Friday, October 8, 2010

Doing What's Right Even When it's Hard

It's really easy to be moral, ethical, kind and generous when everything is going well. When life is good, it's easy to be charitable. When you have plenty of money and you make a mistake, it's easy to make it right.

The real test of character isn't how you handle yourself when times are good. It's whether you can keep up your principles when life sucks. When you make a promise in times of plenty, do you keep it later on when times have turned tough? If you make a mistake when you're broke, do you make it right even though it's not easy?

It seems like every time I turn around these days, yet another pastor, bishop or pope is making the wrong choices, showing that when the chips are down, their morality was a mere facade. Rather than having the deep, solid morality that we expected from these pillars of the religious community, they've shown that their morals are shallow. Rather than deeply held principles, they have situational ethics.

The Pope's cover-up of the pedophilia scandal, which CNN has exposed even more last week, showed us that when the Roman Catholic Church was faced with protecting its children or itself, it abandoned the children. The truly honest response would have been full disclosure, the very day the first pedophile priest was caught.

It seems that every time Congressmen, Senators or Presidents are caught with their pants down, instead of honestly admitting his mistake, their first response is to deny it happened. Rather than being honest, they rationalize and lie.

When BP's oil well blew up, their first response was to pretend it wasn't all that serious, that the leak was something like ten percent of the actual flow. A truly honest response would have been to say, "We don't know, but we'll find out. It looks bad," and then get to work to fix the problem and let their scientists speak without censorship.

Where do these people learn their morals? In church? I only went to church a few times in my youth, mostly when visiting grandparents who insisted. In fact, none of my brothers and sisters, children, nieces and nephews spent any significant time in church, yet I'm proud to be part of this family. When the chips are down my family members always do the right thing. When we make a mistake, we apologize and make it right. If we hurt someone or something, we do whatever it takes to fix the hurt. We back each other up. If someone has a trouble, we're all there to help.

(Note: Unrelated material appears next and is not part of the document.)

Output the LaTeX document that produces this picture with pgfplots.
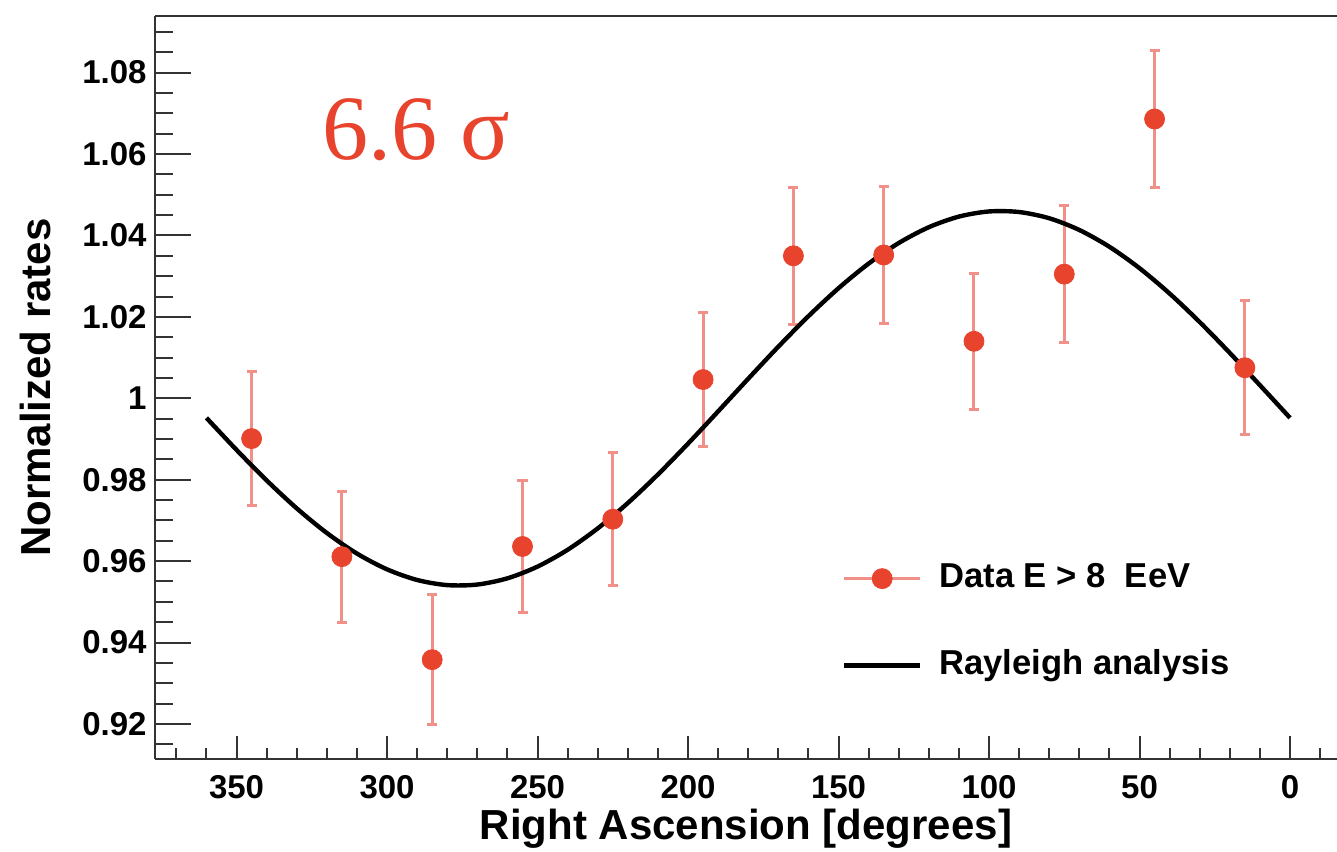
\documentclass[border=0pt]{standalone}
\usepackage{pgfplots}
\pgfplotsset{compat=1.18}
\usepackage{pgfplotstable}
\usepackage{fontspec}
\setmainfont{Liberation Sans}
\newfontfamily\sigmafont{Liberation Serif}

\definecolor{ptcol}{HTML}{E8432D}
\definecolor{errcol}{HTML}{F09088}
\definecolor{axcol}{HTML}{333333}

% Normalized rates in 30-degree right ascension bins
\pgfplotstableread{
ra  rate    err
345 0.9901  0.0164
315 0.9611  0.0161
285 0.9358  0.0159
255 0.9636  0.0162
225 0.9703  0.0163
195 1.0046  0.0165
165 1.0350  0.0168
135 1.0352  0.0168
105 1.0140  0.0167
75  1.0305  0.0168
45  1.0686  0.0169
15  1.0075  0.0165
}\datatable

% First harmonic (Rayleigh) modulation
\pgfplotstableread{
ra  rate
360 0.99519
350 0.98732
340 0.97983
330 0.97296
320 0.96691
310 0.96186
300 0.95798
290 0.95537
280 0.95411
270 0.95425
260 0.95578
250 0.95866
240 0.96279
230 0.96805
220 0.97428
210 0.98129
200 0.98887
190 0.99679
180 1.00481
170 1.01268
160 1.02017
150 1.02704
140 1.03309
130 1.03814
120 1.04202
110 1.04463
100 1.04589
90  1.04575
80  1.04422
70  1.04134
60  1.03721
50  1.03195
40  1.02572
30  1.01871
20  1.01113
10  1.00321
0   0.99519
}\fittable

\pgfplotsset{
  common/.style={
    scale only axis, width=591bp, height=371.5bp,
    x dir=reverse, xmin=-15.6, xmax=377.1,
    ymin=0.9114, ymax=1.0939,
    tick align=inside,
    tick style={color=axcol, line width=1bp},
    axis line style={color=axcol, line width=1.1bp},
    /pgf/number format/assume math mode=true,
    ticklabel style={font=\fontsize{16.5bp}{16.5bp}\selectfont\bfseries},
  },
}

\begin{document}
\begin{tikzpicture}
\useasboundingbox (-77.5bp,-46.5bp) rectangle (591bp,379.5bp);

% y ticks, y labels
\begin{axis}[common,
  axis x line=none, axis y line*=left,
  ytick={0.92,0.94,0.96,0.98,1,1.02,1.04,1.06,1.08},
  minor ytick={0.915,0.92,...,1.09},
  ytick pos=left,
  major tick length=18bp, minor tick length=9bp,
  yticklabel pos=left,
  yticklabel style={anchor=east, inner sep=0pt, xshift=-4bp},
  ylabel={Normalized rates},
  every axis y label/.style={at={(axis description cs:-0.1015,0.5)}, rotate=90, anchor=center,
    font=\fontsize{21bp}{21bp}\selectfont\bfseries},
]
\addplot[draw=none] coordinates {(100,1)};
\end{axis}

% x ticks, data and fit
\begin{axis}[common,
  axis x line*=box, axis y line*=left,
  ytick=\empty,
  xtick={0,50,...,350},
  minor xtick={-10,0,...,370},
  xtick pos=left,
  major tick length=11.5bp, minor tick length=5.5bp,
  xticklabel style={anchor=north, inner sep=0pt, yshift=-8bp},
  xlabel={Right Ascension [degrees]},
  every axis x label/.style={at={(axis description cs:0.5,-0.1090)}, anchor=base,
    font=\fontsize{21bp}{21bp}\selectfont\bfseries},
  legend style={draw=none, fill=none, at={(axis description cs:0.5812,0.2643)}, anchor=north west,
    inner sep=0pt, outer sep=0pt, row sep=27.5bp,
    font=\fontsize{17.3bp}{17.3bp}\selectfont\bfseries,
    nodes={inner sep=0pt, text height=12.4bp, text depth=3.6bp},
    /tikz/every odd column/.append style={column sep=8.5bp}},
  legend cell align=left,
]
\addlegendimage{legend image code/.code={
  \draw[errcol, line width=1.5bp] (0bp,0bp) -- (38bp,0bp);
  \fill[ptcol] (19bp,0bp) circle (5bp);}}
\addlegendentry{Data E > 8~~EeV}

% error bars
\addplot[forget plot, draw=none, mark=none,
  error bars/.cd, y dir=both, y explicit,
  error bar style={errcol, line width=1.5bp},
  error mark options={errcol, line width=1.5bp, mark size=2.5bp, rotate=90}]
  table[x=ra, y=rate, y error=err] {\datatable};

% fit curve
\addplot[black, line width=2.2bp, smooth, mark=none,
  legend image code/.code={\draw[black, line width=2.2bp] (0bp,0bp) -- (38bp,0bp);}]
  table[x=ra, y=rate] {\fittable};
\addlegendentry{Rayleigh analysis}

% data points
\addplot[forget plot, only marks, mark=*, mark size=5bp, mark options={fill=ptcol, draw=ptcol}]
  table[x=ra, y=rate] {\datatable};

\node[anchor=base west, text=ptcol, font=\sigmafont\fontsize{46bp}{46bp}\selectfont]
  at (axis description cs:0.1354,0.8062) {6.6 σ};
\end{axis}
\end{tikzpicture}
\end{document}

You don't have to go to church to know what's right. You just have to be a good person.


  1. Nice Blog. I just quoted it at City of Angels blog and linked back to you.

  2. Hi Kay ... thanks, I'm glad you liked it and hope your readers did too.

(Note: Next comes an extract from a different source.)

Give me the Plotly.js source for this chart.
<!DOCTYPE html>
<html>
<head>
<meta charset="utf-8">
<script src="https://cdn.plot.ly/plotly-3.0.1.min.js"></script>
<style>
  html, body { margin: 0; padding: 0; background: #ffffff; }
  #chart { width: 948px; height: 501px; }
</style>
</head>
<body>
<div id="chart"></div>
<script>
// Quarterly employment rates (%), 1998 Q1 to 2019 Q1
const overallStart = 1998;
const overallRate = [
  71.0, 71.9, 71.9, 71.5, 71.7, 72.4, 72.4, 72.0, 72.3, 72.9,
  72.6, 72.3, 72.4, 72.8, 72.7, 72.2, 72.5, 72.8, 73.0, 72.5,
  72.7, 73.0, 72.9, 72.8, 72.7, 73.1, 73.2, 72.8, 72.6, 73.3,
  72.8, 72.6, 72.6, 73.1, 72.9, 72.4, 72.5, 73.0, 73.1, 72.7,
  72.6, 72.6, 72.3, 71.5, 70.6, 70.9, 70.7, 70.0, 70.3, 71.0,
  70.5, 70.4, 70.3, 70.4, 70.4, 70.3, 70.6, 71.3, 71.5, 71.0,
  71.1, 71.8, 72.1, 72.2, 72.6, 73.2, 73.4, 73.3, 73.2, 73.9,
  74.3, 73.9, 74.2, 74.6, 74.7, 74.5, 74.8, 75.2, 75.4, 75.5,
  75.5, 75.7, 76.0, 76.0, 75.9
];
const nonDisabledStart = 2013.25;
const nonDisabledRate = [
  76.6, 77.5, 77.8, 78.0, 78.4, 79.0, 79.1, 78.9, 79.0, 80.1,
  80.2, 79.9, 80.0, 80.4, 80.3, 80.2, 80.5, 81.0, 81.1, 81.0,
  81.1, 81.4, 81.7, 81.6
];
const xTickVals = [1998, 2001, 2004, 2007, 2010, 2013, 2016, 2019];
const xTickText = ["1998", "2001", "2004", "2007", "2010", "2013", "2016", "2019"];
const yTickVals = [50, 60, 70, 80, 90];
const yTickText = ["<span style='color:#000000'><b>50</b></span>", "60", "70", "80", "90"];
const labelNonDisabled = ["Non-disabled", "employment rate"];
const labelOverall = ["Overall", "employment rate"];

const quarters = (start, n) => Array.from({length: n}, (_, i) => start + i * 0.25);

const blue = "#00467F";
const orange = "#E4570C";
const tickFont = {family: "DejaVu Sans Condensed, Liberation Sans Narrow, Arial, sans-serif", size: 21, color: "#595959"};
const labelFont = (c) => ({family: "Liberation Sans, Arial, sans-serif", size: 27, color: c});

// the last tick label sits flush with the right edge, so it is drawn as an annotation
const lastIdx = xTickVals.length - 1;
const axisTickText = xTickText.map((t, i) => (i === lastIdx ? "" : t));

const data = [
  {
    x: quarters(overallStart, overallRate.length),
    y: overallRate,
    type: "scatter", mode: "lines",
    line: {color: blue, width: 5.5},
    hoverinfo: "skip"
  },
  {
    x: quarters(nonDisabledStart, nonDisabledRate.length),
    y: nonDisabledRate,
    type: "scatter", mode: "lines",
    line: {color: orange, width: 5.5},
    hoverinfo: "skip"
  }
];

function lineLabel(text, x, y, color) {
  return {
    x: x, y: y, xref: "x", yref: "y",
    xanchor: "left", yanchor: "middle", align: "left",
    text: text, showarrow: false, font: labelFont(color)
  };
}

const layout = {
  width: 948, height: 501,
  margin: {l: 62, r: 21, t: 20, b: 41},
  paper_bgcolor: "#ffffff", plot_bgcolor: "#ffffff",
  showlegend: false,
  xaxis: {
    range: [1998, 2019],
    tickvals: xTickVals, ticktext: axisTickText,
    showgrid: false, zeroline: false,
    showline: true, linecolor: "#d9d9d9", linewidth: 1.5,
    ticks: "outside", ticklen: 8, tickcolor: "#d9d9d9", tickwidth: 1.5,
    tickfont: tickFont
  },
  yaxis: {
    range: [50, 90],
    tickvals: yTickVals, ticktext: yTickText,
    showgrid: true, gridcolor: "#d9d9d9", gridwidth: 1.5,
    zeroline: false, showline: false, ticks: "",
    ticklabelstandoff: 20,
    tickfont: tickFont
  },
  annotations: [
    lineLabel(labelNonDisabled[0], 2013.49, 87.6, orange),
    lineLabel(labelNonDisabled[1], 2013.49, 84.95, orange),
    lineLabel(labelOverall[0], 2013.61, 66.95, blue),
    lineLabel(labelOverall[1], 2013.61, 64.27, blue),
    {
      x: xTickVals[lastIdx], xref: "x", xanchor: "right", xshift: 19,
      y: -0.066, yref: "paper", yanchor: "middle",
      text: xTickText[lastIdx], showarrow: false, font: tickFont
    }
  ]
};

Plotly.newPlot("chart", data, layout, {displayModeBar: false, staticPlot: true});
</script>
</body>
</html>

  3. Nearly 30 years ago a friend of mine was dating the daughter of the owner of one of the largest car dealerships in Las Vegas. I met the man at his house and we had a fun & freewheeling 20 minute conversation while waiting for the young lady to get ready for the evening out.

    At the end of our chat he offered me a job as a salesman (despite my longhair bearded biker appearance).

    He told me, "I guarantee you that you could make a million dollars a year working for me."

    Even though I was unemployed and desperately needed a job, I replied, "I guarantee you that I couldn't. I have a compulsion to only speak the truth."

    His jaw dropped. then he smiled and said, "I guess you're right."

  4. I too am frustrated by the belief system that suggests that being religious equals being moral. Morality is a complex issue involving a number of factors, many of which are unrelated to religious affiliation. Clearly, one's affiliation with organized religion does not pre-ordain one as being moral. I would like to think that the measure of one's morality plays out in how one behaves and how one treats his/her planet and its inhabitants. Jonathon Haidt does some interesting work on morality and I've written recently on this issue as to how it relates to political affiliation. Regardless, hypocrisy is one of the most infuriating "sins."